Data segment:

= = = = =

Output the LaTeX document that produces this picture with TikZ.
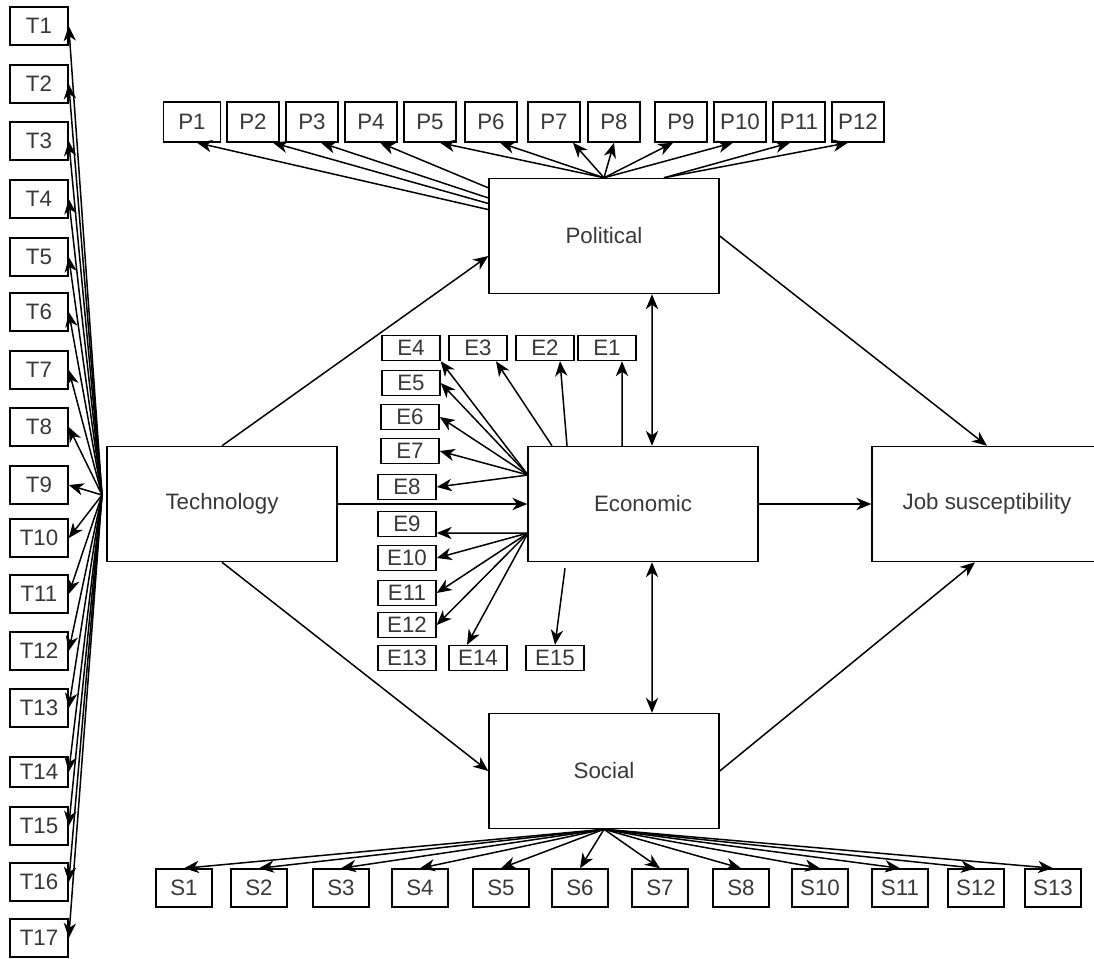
\documentclass[tikz,border=0pt]{standalone}
\usepackage{fontspec}
\setmainfont{Liberation Sans}
\usepackage{tikz}
\usetikzlibrary{arrows.meta, positioning, shapes}
\definecolor{labelgray}{gray}{0.22}

\begin{document}
\begin{tikzpicture}[x=0.02cm, y=-0.02cm, >={Stealth[length=8.5pt, width=7pt, inset=2.6pt]}, line width=0.85pt,
  factor/.style={draw, rectangle, inner sep=0pt, minimum width=4.6cm, minimum height=2.3cm, font=\fontsize{12.7}{15}\selectfont, text=labelgray},
  tbox/.style={draw, rectangle, inner sep=0pt, minimum width=1.16cm, minimum height=0.76cm, font=\fontsize{12.7}{15}\selectfont, text=labelgray},
  pbox/.style={tbox, minimum width=1.04cm, minimum height=0.8cm},
  ebox/.style={tbox, minimum width=1.16cm, minimum height=0.5cm},
  sbox/.style={tbox, minimum width=1.12cm, minimum height=0.76cm}]
\useasboundingbox (0,0) rectangle (1094,958);
\def\pLevel{122}
\def\sLevel{888}

%Factors
\node (tech) at (222,504) [factor] {Technology};
\node (pol) at (604,236) [factor] {Political};
\node (econ) at (643,504) [factor] {Economic};
\node (soc) at (604,771) [factor] {Social};
\node (job) at (987,504) [factor] {Job susceptibility};

%Technology items
\node (T1) at (39,26) [tbox] {T1};
\node (T2) at (39,84) [tbox] {T2};
\node (T3) at (39,141) [tbox] {T3};
\node (T4) at (39,199) [tbox] {T4};
\node (T5) at (39,257) [tbox] {T5};
\node (T6) at (39,312) [tbox] {T6};
\node (T7) at (39,370) [tbox] {T7};
\node (T8) at (39,427) [tbox] {T8};
\node (T9) at (39,485) [tbox] {T9};
\node (T10) at (39,538) [tbox] {T10};
\node (T11) at (39,594) [tbox] {T11};
\node (T12) at (39,651) [tbox] {T12};
\node (T13) at (39,708) [tbox] {T13};
\node (T14) at (39,772) [tbox, minimum height=0.6cm] {T14};
\node (T15) at (39,826) [tbox] {T15};
\node (T16) at (39,882) [tbox] {T16};
\node (T17) at (39,938) [tbox] {T17};

%Political items
\node (P1) at (192,\pLevel) [pbox, minimum width=1.14cm] {P1};
\node (P2) at (253,\pLevel) [pbox] {P2};
\node (P3) at (312,\pLevel) [pbox] {P3};
\node (P4) at (371,\pLevel) [pbox] {P4};
\node (P5) at (430,\pLevel) [pbox] {P5};
\node (P6) at (491,\pLevel) [pbox] {P6};
\node (P7) at (554,\pLevel) [pbox] {P7};
\node (P8) at (614,\pLevel) [pbox] {P8};
\node (P9) at (681,\pLevel) [pbox] {P9};
\node (P10) at (740,\pLevel) [pbox] {P10};
\node (P11) at (799,\pLevel) [pbox] {P11};
\node (P12) at (858,\pLevel) [pbox] {P12};

%Economic items
\node (E1) at (607,348) [ebox] {E1};
\node (E2) at (545,348) [ebox] {E2};
\node (E3) at (478,348) [ebox] {E3};
\node (E4) at (411,348) [ebox] {E4};
\node (E5) at (411,383) [ebox] {E5};
\node (E6) at (410,417) [ebox] {E6};
\node (E7) at (410,451) [ebox] {E7};
\node (E8) at (407,487) [ebox] {E8};
\node (E9) at (407,524) [ebox] {E9};
\node (E10) at (407,558) [ebox] {E10};
\node (E11) at (407,593) [ebox] {E11};
\node (E12) at (407,625) [ebox] {E12};
\node (E13) at (407,658) [ebox] {E13};
\node (E14) at (478,658) [ebox] {E14};
\node (E15) at (555,658) [ebox] {E15};

%Social items
\node (S1) at (184,\sLevel) [sbox] {S1};
\node (S2) at (259,\sLevel) [sbox] {S2};
\node (S3) at (341,\sLevel) [sbox] {S3};
\node (S4) at (420,\sLevel) [sbox] {S4};
\node (S5) at (501,\sLevel) [sbox] {S5};
\node (S6) at (580,\sLevel) [sbox] {S6};
\node (S7) at (660,\sLevel) [sbox] {S7};
\node (S8) at (741,\sLevel) [sbox] {S8};
\node (S10) at (820,\sLevel) [sbox] {S10};
\node (S11) at (900,\sLevel) [sbox] {S11};
\node (S12) at (976,\sLevel) [sbox] {S12};
\node (S13) at (1053,\sLevel) [sbox] {S13};

%Fan points
\coordinate (tfan) at (102,495);
\coordinate (eup) at (528,475);
\coordinate (elow) at (528,533);

%Paths between factors
\draw[->] (tech.north) -- ([yshift=-0.4cm]pol.west);
\draw[->] (tech) -- (econ);
\draw[->] (tech.south) -- (soc.west);
\draw[->] (pol.east) -- (job.north);
\draw[->] (econ) -- (job);
\draw[->] (soc.east) -- ([xshift=-0.24cm]job.south);
\draw[<->] ([xshift=0.96cm]pol.south) -- ([xshift=0.18cm]econ.north);
\draw[<->] ([xshift=0.18cm]econ.south) -- ([xshift=0.96cm]soc.north);

%Technology loadings
\draw[->] (tfan) -- (T1.east);
\draw[->] (tfan) -- (T2.east);
\draw[->] (tfan) -- (T3.east);
\draw[->] (tfan) -- (T4.east);
\draw[->] (tfan) -- (T5.east);
\draw[->] (tfan) -- (T6.east);
\draw[->] (tfan) -- (T7.east);
\draw[->] (tfan) -- (T8.east);
\draw[->] (tfan) -- (T9.east);
\draw[->] (tfan) -- (T10.east);
\draw[->] (tfan) -- (T11.east);
\draw[->] (tfan) -- (T12.east);
\draw[->] (tfan) -- (T13.east);
\draw[->] (tfan) -- (T14.east);
\draw[->] (tfan) -- (T15.east);
\draw[->] (tfan) -- (T16.east);
\draw[->] (tfan) -- (T17.east);

%Political loadings
\draw[->] (pol) -- ([xshift=0.1cm]P1.south);
\draw[->] (pol) -- ([xshift=0.4cm]P2.south);
\draw[->] (pol) -- ([xshift=0.18cm]P3.south);
\draw[->] (pol) -- ([xshift=0.18cm]P4.south);
\draw[->] (pol.north) -- ([xshift=0.2cm]P5.south);
\draw[->] (pol.north) -- ([xshift=0.18cm]P6.south);
\draw[->] (pol.north) -- ([xshift=0.38cm]P7.south);
\draw[->] (pol.north) -- (P8.south);
\draw[->] (pol.north) -- ([xshift=-0.16cm]P9.south);
\draw[->] (pol.north) -- ([xshift=-0.14cm]P10.south);
\draw[->] ([xshift=1.2cm]pol.north) -- ([xshift=-0.18cm]P11.south);
\draw[->] ([xshift=1.2cm]pol.north) -- ([xshift=-0.2cm]P12.south);

%Economic loadings
\draw[->] ([xshift=-0.42cm]econ.north) -- ([xshift=0.3cm]E1.south);
\draw[->] ([xshift=-1.52cm]econ.north) -- ([xshift=0.3cm]E2.south);
\draw[->] ([xshift=-1.82cm]econ.north) -- ([xshift=0.36cm]E3.south);
\draw[->] (eup) -- (E4.south east);
\draw[->] (eup) -- (E5.east);
\draw[->] (eup) -- (E6.east);
\draw[->] (eup) -- (E7.east);
\draw[->] (eup) -- (E8.east);
\draw[->] (elow) -- ([yshift=-0.18cm]E9.east);
\draw[->] (elow) -- (E10.east);
\draw[->] (elow) -- (E11.east);
\draw[->] (elow) -- (E12.east);
\draw[->] (elow) -- ([xshift=-0.22cm]E14.north);
\draw[->] ([xshift=-1.56cm, yshift=-0.12cm]econ.south) -- (E15.north);

%Social loadings
\draw[->] (soc.south) -- (S1.north);
\draw[->] (soc.south) -- (S2.north);
\draw[->] (soc.south) -- (S3.north);
\draw[->] (soc.south) -- (S4.north);
\draw[->] (soc.south) -- (S5.north);
\draw[->] (soc.south) -- (S6.north);
\draw[->] (soc.south) -- (S7.north);
\draw[->] (soc.south) -- (S8.north);
\draw[->] (soc.south) -- (S10.north);
\draw[->] (soc.south) -- (S11.north);
\draw[->] (soc.south) -- (S12.north);
\draw[->] (soc.south) -- (S13.north);

\end{tikzpicture}
\end{document}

= = = = =

Your objective: Give back exactly the lines from the first line of the data through the line with "(job) at (987,504)", pictures excluded.

Solution for this task:
Output the LaTeX document that produces this picture with TikZ.
\documentclass[tikz,border=0pt]{standalone}
\usepackage{fontspec}
\setmainfont{Liberation Sans}
\usepackage{tikz}
\usetikzlibrary{arrows.meta, positioning, shapes}
\definecolor{labelgray}{gray}{0.22}

\begin{document}
\begin{tikzpicture}[x=0.02cm, y=-0.02cm, >={Stealth[length=8.5pt, width=7pt, inset=2.6pt]}, line width=0.85pt,
  factor/.style={draw, rectangle, inner sep=0pt, minimum width=4.6cm, minimum height=2.3cm, font=\fontsize{12.7}{15}\selectfont, text=labelgray},
  tbox/.style={draw, rectangle, inner sep=0pt, minimum width=1.16cm, minimum height=0.76cm, font=\fontsize{12.7}{15}\selectfont, text=labelgray},
  pbox/.style={tbox, minimum width=1.04cm, minimum height=0.8cm},
  ebox/.style={tbox, minimum width=1.16cm, minimum height=0.5cm},
  sbox/.style={tbox, minimum width=1.12cm, minimum height=0.76cm}]
\useasboundingbox (0,0) rectangle (1094,958);
\def\pLevel{122}
\def\sLevel{888}

%Factors
\node (tech) at (222,504) [factor] {Technology};
\node (pol) at (604,236) [factor] {Political};
\node (econ) at (643,504) [factor] {Economic};
\node (soc) at (604,771) [factor] {Social};
\node (job) at (987,504) [factor] {Job susceptibility};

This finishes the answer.